Posted: Sun Nov 24, 2024 11:42 am
by nullplan
Global pages do not get evicted from the TLB when reloading CR3. If you are employing a normal higher-half scheme, this will improve performance of task switches, because the kernel is mapped into both the old and new address spaces at the same place, and the TLBs can just remain.
venos wrote: Sun Nov 24, 2024 6:25 am However, I'm not certain that I've correctly understood that. It's also unclear whether I need to set GLOBAL for every entry recursively, OR just the bottom level, OR just the top level.
Without looking at the documentation, I'd just set it on every level, because I have no reason not to. With the normal address-space split, I know from the highest level which pages are going to be global.

Re: On understanding the x86 paging GLOBAL flag

Posted: Sun Nov 24, 2024 12:24 pm
by rdos
nullplan wrote: Sun Nov 24, 2024 11:42 am Global pages do not get evicted from the TLB when reloading CR3. If you are employing a normal higher-half scheme, this will improve performance of task switches, because the kernel is mapped into both the old and new address spaces at the same place, and the TLBs can just remain.
I remember trying this out, but giving it up. Now when you describe the function, I think I understand why it failed. My logic for TLB flushing is based on keeping a small list of pages that needs to be invalidated per core, but when the page count grows above some maximum amount, I will use a reload of CR3 instead as this would be faster. Of course, on 386, invalidate page is not even supported, which means CR3 reload must always be used there.

So, how are you supposed to handle invalidation of hundreds of pages, some which might be in kernel space, when the global flag is used for kernel space?

Re: On understanding the x86 paging GLOBAL flag

Posted: Sun Nov 24, 2024 12:36 pm
by nullplan
rdos wrote: Sun Nov 24, 2024 12:24 pm So, how are you supposed to handle invalidation of hundreds of pages, some which might be in kernel space, when the global flag is used for kernel space?
Why would you need to invalidate hundreds of kernel pages? That's an event that should be rare. Just invlpg all the pages that need it, is my guess.
rdos wrote: Sun Nov 24, 2024 12:24 pm Of course, on 386, invalidate page is not even supported, which means CR3 reload must always be used there.
But the 386 doesn't even have global pages.

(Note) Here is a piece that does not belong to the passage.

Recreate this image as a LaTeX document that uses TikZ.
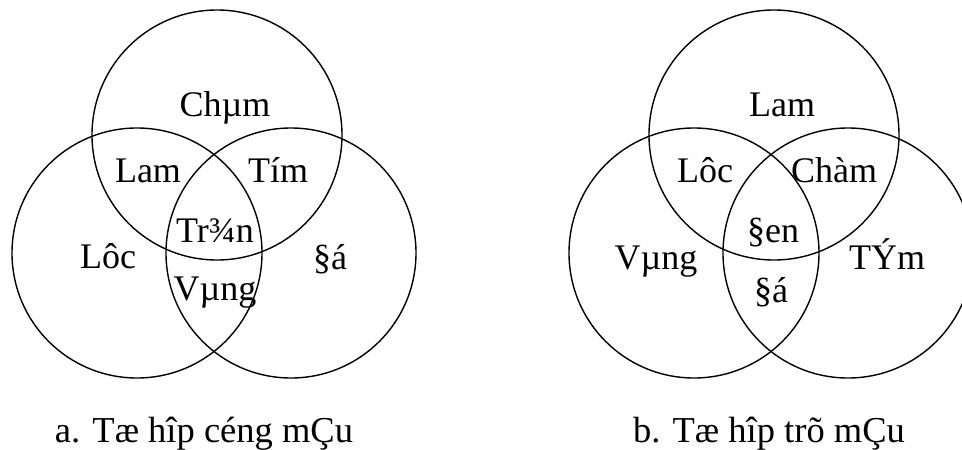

Re: On understanding the x86 paging GLOBAL flag

Posted: Sun Nov 24, 2024 2:11 pm
by rdos
nullplan wrote: Sun Nov 24, 2024 12:36 pm
rdos wrote: Sun Nov 24, 2024 12:24 pm So, how are you supposed to handle invalidation of hundreds of pages, some which might be in kernel space, when the global flag is used for kernel space?
Why would you need to invalidate hundreds of kernel pages? That's an event that should be rare. Just invlpg all the pages that need it, is my guess.
I can see situations when this happens, like when a large heap object in kernel is freed. It could also be that a user process is terminated, along with freeing a small number of kernel pages. The point is also that this creates a "TLB shootdown" that must be handled by all cores in the system. IOW, it's not enough to do these invalidations on the current core, they must be done by all cores in the system. You cannot have an unlimited list of page invalidations per core, unless you allocate it dynamically, which is quite ineffective.

Also, rare cases sometimes happens, and you cannot have those bringing down your system in uncontrolled ways.

Re: On understanding the x86 paging GLOBAL flag

Posted: Sun Nov 24, 2024 3:17 pm
by Octocontrabass
rdos wrote: Sun Nov 24, 2024 12:24 pmSo, how are you supposed to handle invalidation of hundreds of pages, some which might be in kernel space, when the global flag is used for kernel space?
If you really need to flush the entire TLB including global pages, you can toggle CR4.PGE.

Re: On understanding the x86 paging GLOBAL flag

Posted: Sun Nov 24, 2024 3:28 pm
by rdos
Octocontrabass wrote: Sun Nov 24, 2024 3:17 pm
rdos wrote: Sun Nov 24, 2024 12:24 pmSo, how are you supposed to handle invalidation of hundreds of pages, some which might be in kernel space, when the global flag is used for kernel space?
If you really need to flush the entire TLB including global pages, you can toggle CR4.PGE.
Yes. I found this solution here: https://stackoverflow.com/questions/283 ... b-flushing
They also describe the trade-off between entire TLB invalidation and the use of INVLPG.